MTM : It sounds as if you have had good results with family meetings. Would you say more about them?

CC : Because of positive experiences in my own family, I'm a great advocate of family meetings. They send two wonderful messages: You count, and you belong. This is a process that takes time, but you can get noticeable effects fairly quickly. You may struggle in the first meetings to get it right, but it will get better over time. (See sidebar: Family Meeting Tips.) Some family topics are so emotionally charged that you need an outside facilitator. A facilitator will often interview individual family members before a meeting. I know of families who, with a capable outside facilitator, worked through issues and, in six months, resolved serious conflict and increased family cohesion. Of course, it entailed a commitment of time and effort.

It's important to remember that enhancing family harmony is a learning process-and it can take a lifetime. I like to think of the learning curve. You start out at the bottom, where you're in a state of "chaos." Then you grow more competent as you go along. Eventually, you may level out, and then you might start off in a direction of learning something new, or of staying where you are and going deeper into that learning. I like to ask families: Where are you on the learning curve? Where is your family on the learning curve? What are you called to do next? What impact does your family want to have?

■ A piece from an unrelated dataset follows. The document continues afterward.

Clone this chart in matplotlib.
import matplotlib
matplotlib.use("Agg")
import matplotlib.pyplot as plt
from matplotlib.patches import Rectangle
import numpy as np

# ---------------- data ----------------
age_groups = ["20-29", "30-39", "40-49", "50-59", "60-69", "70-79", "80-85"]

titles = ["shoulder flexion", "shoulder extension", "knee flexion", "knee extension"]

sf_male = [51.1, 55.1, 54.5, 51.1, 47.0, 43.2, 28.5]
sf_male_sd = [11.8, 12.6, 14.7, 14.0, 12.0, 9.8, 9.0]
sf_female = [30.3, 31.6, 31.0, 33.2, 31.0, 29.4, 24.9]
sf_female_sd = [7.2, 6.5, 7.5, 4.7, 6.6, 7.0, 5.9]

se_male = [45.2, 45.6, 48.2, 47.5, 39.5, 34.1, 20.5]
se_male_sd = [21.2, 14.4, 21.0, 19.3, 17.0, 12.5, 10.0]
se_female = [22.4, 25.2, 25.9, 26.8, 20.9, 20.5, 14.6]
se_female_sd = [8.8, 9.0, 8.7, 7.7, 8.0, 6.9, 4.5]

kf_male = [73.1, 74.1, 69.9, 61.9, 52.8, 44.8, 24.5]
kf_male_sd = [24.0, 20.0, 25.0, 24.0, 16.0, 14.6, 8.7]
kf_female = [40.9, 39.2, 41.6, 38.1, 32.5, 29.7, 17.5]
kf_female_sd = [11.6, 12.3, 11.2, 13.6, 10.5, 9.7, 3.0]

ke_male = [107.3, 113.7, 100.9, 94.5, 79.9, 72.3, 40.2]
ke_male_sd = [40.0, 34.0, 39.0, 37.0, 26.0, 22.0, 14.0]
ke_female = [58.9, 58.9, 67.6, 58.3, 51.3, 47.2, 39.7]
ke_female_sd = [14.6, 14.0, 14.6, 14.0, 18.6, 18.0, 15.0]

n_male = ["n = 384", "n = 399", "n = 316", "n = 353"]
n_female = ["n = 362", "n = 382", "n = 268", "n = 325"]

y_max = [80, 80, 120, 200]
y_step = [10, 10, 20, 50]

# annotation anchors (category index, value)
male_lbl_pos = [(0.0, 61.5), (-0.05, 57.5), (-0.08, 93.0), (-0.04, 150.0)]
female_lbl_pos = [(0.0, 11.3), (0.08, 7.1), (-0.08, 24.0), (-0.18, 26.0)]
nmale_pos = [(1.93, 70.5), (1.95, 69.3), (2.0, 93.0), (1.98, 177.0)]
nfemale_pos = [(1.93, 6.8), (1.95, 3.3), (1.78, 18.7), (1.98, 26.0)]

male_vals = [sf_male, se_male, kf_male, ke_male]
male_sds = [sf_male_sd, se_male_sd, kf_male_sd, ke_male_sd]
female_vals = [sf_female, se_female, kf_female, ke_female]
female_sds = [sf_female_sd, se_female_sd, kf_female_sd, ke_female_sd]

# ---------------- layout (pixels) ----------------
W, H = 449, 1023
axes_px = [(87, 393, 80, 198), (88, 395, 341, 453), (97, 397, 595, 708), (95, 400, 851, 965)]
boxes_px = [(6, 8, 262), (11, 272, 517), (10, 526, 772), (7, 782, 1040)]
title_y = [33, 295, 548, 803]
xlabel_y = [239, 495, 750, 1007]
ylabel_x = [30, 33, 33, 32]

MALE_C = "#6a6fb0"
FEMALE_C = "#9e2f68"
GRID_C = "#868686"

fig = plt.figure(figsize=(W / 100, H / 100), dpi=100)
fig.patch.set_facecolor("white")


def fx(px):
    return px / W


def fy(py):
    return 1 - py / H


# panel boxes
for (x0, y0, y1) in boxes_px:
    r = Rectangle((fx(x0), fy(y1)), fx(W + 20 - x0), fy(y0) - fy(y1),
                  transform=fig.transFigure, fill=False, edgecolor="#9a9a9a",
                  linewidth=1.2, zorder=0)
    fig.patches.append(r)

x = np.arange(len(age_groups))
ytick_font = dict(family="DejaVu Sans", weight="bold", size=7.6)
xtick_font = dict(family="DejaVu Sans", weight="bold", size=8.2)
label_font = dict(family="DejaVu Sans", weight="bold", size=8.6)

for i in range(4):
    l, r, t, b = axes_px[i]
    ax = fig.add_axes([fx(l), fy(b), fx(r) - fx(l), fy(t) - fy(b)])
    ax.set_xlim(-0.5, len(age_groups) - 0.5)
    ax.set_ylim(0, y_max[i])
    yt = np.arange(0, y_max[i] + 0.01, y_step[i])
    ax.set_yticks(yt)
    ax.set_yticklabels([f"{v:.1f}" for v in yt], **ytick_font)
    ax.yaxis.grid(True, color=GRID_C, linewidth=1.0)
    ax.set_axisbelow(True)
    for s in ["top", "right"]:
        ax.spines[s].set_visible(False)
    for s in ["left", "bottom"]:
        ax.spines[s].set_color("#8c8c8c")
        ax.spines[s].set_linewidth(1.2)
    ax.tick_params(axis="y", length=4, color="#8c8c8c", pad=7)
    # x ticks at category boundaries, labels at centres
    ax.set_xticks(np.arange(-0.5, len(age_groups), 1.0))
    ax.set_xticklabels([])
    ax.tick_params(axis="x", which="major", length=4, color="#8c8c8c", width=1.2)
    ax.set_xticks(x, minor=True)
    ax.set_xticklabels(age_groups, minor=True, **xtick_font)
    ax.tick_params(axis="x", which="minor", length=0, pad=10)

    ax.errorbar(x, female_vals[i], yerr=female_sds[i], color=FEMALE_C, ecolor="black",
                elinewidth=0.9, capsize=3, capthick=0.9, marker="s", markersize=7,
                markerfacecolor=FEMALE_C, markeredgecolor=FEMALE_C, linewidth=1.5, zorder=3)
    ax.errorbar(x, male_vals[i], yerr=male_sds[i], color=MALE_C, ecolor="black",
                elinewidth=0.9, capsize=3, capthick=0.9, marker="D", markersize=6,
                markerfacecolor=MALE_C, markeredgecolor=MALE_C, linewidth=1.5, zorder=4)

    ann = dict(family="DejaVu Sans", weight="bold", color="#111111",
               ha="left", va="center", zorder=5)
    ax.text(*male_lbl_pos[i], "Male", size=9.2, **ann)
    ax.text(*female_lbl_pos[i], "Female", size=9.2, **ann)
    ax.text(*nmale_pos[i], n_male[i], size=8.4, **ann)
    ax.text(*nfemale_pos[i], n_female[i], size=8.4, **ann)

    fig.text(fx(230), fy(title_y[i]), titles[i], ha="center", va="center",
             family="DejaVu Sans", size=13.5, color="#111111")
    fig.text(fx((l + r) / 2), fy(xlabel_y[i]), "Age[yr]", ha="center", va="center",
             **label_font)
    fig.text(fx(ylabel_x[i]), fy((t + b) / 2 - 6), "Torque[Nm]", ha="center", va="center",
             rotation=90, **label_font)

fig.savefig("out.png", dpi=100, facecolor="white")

-Interviewed by Pamela Gerloff

Charles Collier's book, Wealth in Families is available (in single copies or in bulk) from Harvard University. To order, call: 617-495-5040.

Legacy Planning: Letting Go

When transferring assets to the next generation, these steps will help you release control and promote children's financial competence and independence:
  1. Transfer the money in flexible trusts.
  2. For children who are beneficiaries trusts, include them as co-trustees.
  3. Think about one of the trustees being someone outside the family who act as a mentor.
  4. Give the child a say in who the third trustee is.
  5. Pay for your son or daughter to have his or her own fee-only financial planner (not the same as yours).

Family Meeting Tips

  • Rotate the leadership of the meeting among family members. Sometimes you may need an outside facilitator.)
  • Give everyone input on the agenda.
  • Meet regularly; for example, at least once a year as an extended family, and more often with committees (such as a family foundation meeting).
  • Start your first family meeting by talking about family stories, traditions, rituals, or history, before tackling more sensitive issues, such as financial wealth and family philanthropy.